Detention center project under consideration in Willacy County

June 26, 2008 - 5:55 PM

RAYMONDVILLE -- City officials are considering a proposal to build a 200-bed, $30 million detention center to hold illegal immigrant families.

Raymondville city commissioners sent a letter to U.S. Immigration and Customs Enforcement officials to support a plan to build the detention center, City Manager Eleazar Garcia said Wednesday.

"We haven't committed ourselves to anything yet, except we're interested and would like to know more about it," Garcia said.

Since the mid-1990s, Willacy County has built prisons and a detention center in the Raymondville industrial park.

Already located there are a 1,000-bed state prison, a 500-bed county prison, a 96-bed county jail and a 3,000-bed illegal immigrant detention center, the largest in the United States.

Michael Harling of Municipal Capital Markets Group in Dallas, which would help with the financing for the project, said the new facility would create 200 jobs.

Harling called the city to ask if officials would consider the project, Garcia said.

"They asked if the city would be supportive of putting it in the industrial park," the city manager said.

The city would sell bonds to fund construction of the project, Harling said. Federal revenue derived from holding illegal immigrants would pay off the bonds.

Garcia said the facility would allow illegal immigrant parents to be housed with their children.

Harling made a point of saying "it's not a detention center. ... It's a facility for holding families, for holding people who have not committed crimes."
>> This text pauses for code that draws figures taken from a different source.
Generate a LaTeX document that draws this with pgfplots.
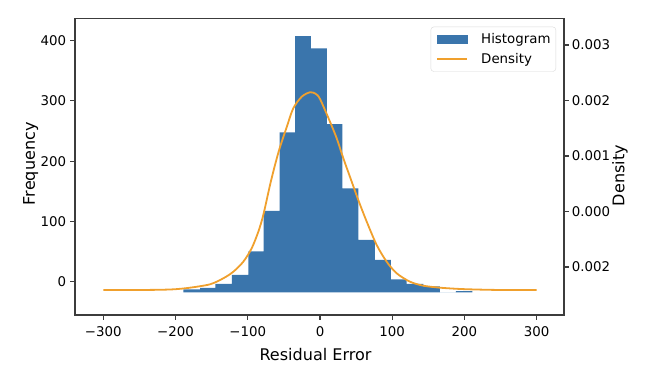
\documentclass[border=0pt]{standalone}
\usepackage{fontspec}
\setmainfont{DejaVu Sans}
\usepackage{pgfplots}
\pgfplotsset{compat=1.18}
\definecolor{histblue}{RGB}{58,117,172}
\definecolor{densorange}{RGB}{240,160,45}
\definecolor{axgray}{RGB}{60,60,60}
\newcommand{\tickfont}{\fontsize{13.4}{16}\selectfont}
\newcommand{\labfont}{\fontsize{16.1}{19}\selectfont}
\begin{document}
\begin{tikzpicture}
\path[use as bounding box] (-75bp,-63bp) rectangle (573bp,315bp);
\begin{axis}[
  scale only axis, width=489bp, height=296.5bp,
  at={(0,0)}, anchor=south west,
  xmin=-339.2, xmax=337.8, ymin=-37.7, ymax=454.4,
  xtick pos=left, ytick pos=left,
  tick align=outside, major tick length=4.7bp,
  tick style={axgray, line width=1.07bp},
  axis line style={axgray, line width=1.07bp},
  xtick={-300,-200,-100,0,100,200,300},
  xticklabels={−300,−200,−100,0,100,200,300},
  ytick={17.6,117.6,217.6,317.6,417.6},
  yticklabels={0,100,200,300,400},
  ticklabel style={font=\tickfont},
  xticklabel style={anchor=base, yshift=-17bp},
  yticklabel style={anchor=east, inner sep=0pt, xshift=-4bp},
  xlabel={Residual Error}, ylabel={Frequency},
  label style={font=\labfont},
  xlabel style={at={(axis description cs:0.5,0)}, anchor=base, yshift=-45.7bp, xshift=-4bp},
  ylabel style={at={(axis description cs:-0.0904,0.51)}, anchor=center},
]
\addplot[ybar interval, fill=histblue, draw=none] coordinates {
(-189,5) (-166,7.5) (-145,14) (-122,28.7) (-99.3,68) (-78,135) (-56,265.6)
(-34.3,425) (-12.7,405) (9.5,279) (31,172.6) (53.2,86.8) (76,53.6) (98,21.6)
(120,13.8) (143,10) (166,0) (188,2) (211,0)};
\end{axis}
\begin{axis}[
  scale only axis, width=489bp, height=296.5bp,
  at={(0,0)}, anchor=south west,
  xmin=-339.2, xmax=337.8, ymin=-0.001865, ymax=0.003477,
  axis x line=none, axis y line*=right,
  scaled y ticks=false,
  tick align=outside, major tick length=4.7bp,
  tick style={axgray, line width=1.07bp},
  axis line style={axgray, line width=1.07bp},
  ytick={-0.001,0,0.001,0.002,0.003},
  yticklabels={0.002,0.000,0.001,0.002,0.003},
  ticklabel style={font=\tickfont},
  yticklabel style={anchor=west, inner sep=0pt, xshift=3bp},
  ylabel={Density},
  ylabel style={font=\labfont, at={(axis description cs:1.1145,0.47)}, anchor=center},
  legend style={at={(1,1)}, anchor=north east, xshift=-8bp, yshift=-8.2bp,
    draw=black!15, rounded corners=3bp, fill=white, font=\tickfont,
    inner xsep=5.3bp, inner ysep=6.5bp, row sep=8.3bp,
    nodes={inner sep=0pt},
    /tikz/every odd column/.append style={column sep=13.3bp}},
  legend cell align=left,
]
\addlegendimage{legend image code/.code={\fill[histblue, sharp corners] (0bp,-4.2bp) rectangle (30bp,4.2bp);}}
\addlegendentry{Histogram}
\addplot[densorange, line width=1.8bp, smooth,
  legend image code/.code={\draw[densorange, line width=1.8bp, sharp corners] (0bp,0bp) -- (30bp,0bp);}]
coordinates {
(-300,-0.001414) (-250,-0.001414) (-220,-0.001410) (-200,-0.001400)
(-180,-0.001373) (-152.3,-0.001312) (-133.9,-0.001204) (-120,-0.001085)
(-106.2,-0.000905) (-94.6,-0.000663) (-85.4,-0.000364) (-78.5,-0.000063)
(-69.2,0.000477) (-62.3,0.000838) (-55.4,0.001160) (-46.1,0.001520)
(-37,0.001859) (-25.3,0.002068) (-13.8,0.002148) (-6,0.002120) (0,0.002027)
(13.8,0.001618) (23.1,0.001319) (32.3,0.000959) (43.9,0.000537)
(53,0.000207) (64.7,-0.000184) (78.5,-0.000604) (92.3,-0.000905)
(106.2,-0.001114) (124.6,-0.001265) (143,-0.001337) (166.1,-0.001373)
(193.8,-0.001396) (220,-0.001407) (250,-0.001414) (300,-0.001414)};
\addlegendentry{Density}
\end{axis}
\end{tikzpicture}
\end{document}
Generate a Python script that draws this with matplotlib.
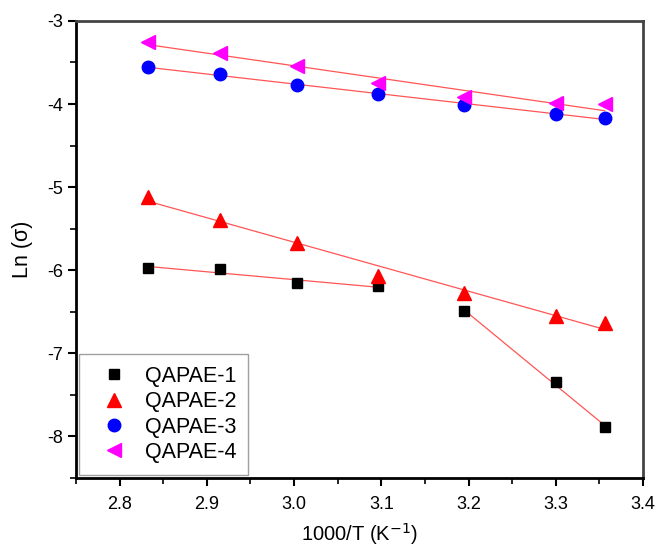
import numpy as np
import matplotlib
matplotlib.use("Agg")
import matplotlib.pyplot as plt
from matplotlib.ticker import MultipleLocator

# 1000/T values (K^-1)
x = [2.833, 2.915, 3.003, 3.096, 3.195, 3.300, 3.356]

qapae1 = [-5.97, -5.99, -6.16, -6.19, -6.49, -7.35, -7.89]
qapae2 = [-5.12, -5.39, -5.67, -6.07, -6.27, -6.55, -6.63]
qapae3 = [-3.56, -3.64, -3.77, -3.88, -4.01, -4.12, -4.17]
qapae4 = [-3.25, -3.39, -3.54, -3.75, -3.92, -3.99, -4.00]

labels = ["QAPAE-1", "QAPAE-2", "QAPAE-3", "QAPAE-4"]

plt.rcParams['font.family'] = ['Liberation Sans', 'DejaVu Sans']

fig = plt.figure(figsize=(6.59, 5.5), dpi=100)
ax = fig.add_axes([0.1153, 0.131, 0.8604, 0.831])

def fitline(xs, ys):
    xs = np.array(xs)
    p = np.polyfit(xs, ys, 1)
    ax.plot(xs[[0, -1]], np.polyval(p, xs[[0, -1]]), color="#ff5555", lw=0.9, zorder=1)

# QAPAE-1 has two linear regions
fitline(x[:4], qapae1[:4])
fitline(x[4:], qapae1[4:])
fitline(x, qapae2)
fitline(x, qapae3)
fitline(x, qapae4)

ax.plot(x, qapae1, "s", color="black", ms=7, ls="none", label=labels[0], zorder=3)
ax.plot(x, qapae2, "^", color="red", ms=10, ls="none", label=labels[1], zorder=3)
ax.plot(x, qapae3, "o", color="blue", ms=9, ls="none", label=labels[2], zorder=3)
ax.plot(x, qapae4, "<", color="magenta", ms=10, ls="none", label=labels[3], zorder=3)

ax.set_xlim(2.75, 3.4)
ax.set_ylim(-8.5, -3)
ax.xaxis.set_major_locator(MultipleLocator(0.1))
ax.xaxis.set_minor_locator(MultipleLocator(0.05))
ax.yaxis.set_major_locator(MultipleLocator(1))
ax.yaxis.set_minor_locator(MultipleLocator(0.5))
ax.xaxis.set_major_formatter(matplotlib.ticker.FormatStrFormatter("%.1f"))
ax.yaxis.set_major_formatter(matplotlib.ticker.FormatStrFormatter("%d"))

ax.tick_params(which="major", direction="out", length=6, width=1.5, labelsize=13, top=False, right=False)
ax.tick_params(axis="x", which="major", pad=7)
ax.tick_params(which="minor", direction="out", length=4, width=1.2, top=False, right=False)

for side in ["left", "bottom", "top", "right"]:
    ax.spines[side].set_linewidth(2)
ax.spines["top"].set_color("#444444")
ax.spines["right"].set_color("#444444")

ax.set_xlabel("1000/T (K$^{-1}$)", fontsize=14.5, labelpad=6)
ax.set_ylabel("Ln (σ)", fontsize=15.5, labelpad=10)

leg = ax.legend(loc="lower left", fontsize=15.5, frameon=True, fancybox=False,
                edgecolor="#888888", borderaxespad=0.15, handletextpad=0.4,
                labelspacing=0.2, borderpad=0.55, handlelength=2.1)
leg.get_frame().set_linewidth(1.0)

fig.savefig("out.png", dpi=100)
ICE has proposed building as many as three 200-bed "non-criminal family residential" centers across the nation to hold illegal immigrant families, according to information provided by Nina Pruneda, the agency's spokeswoman in San Antonio.

Each would use "minimum security for juveniles and their families in a safe and secure environment while in the custody of ICE," an agency document states.

Municipal Capital Markets Group has worked with developers to build the county prison, the county jail and the existing detention center.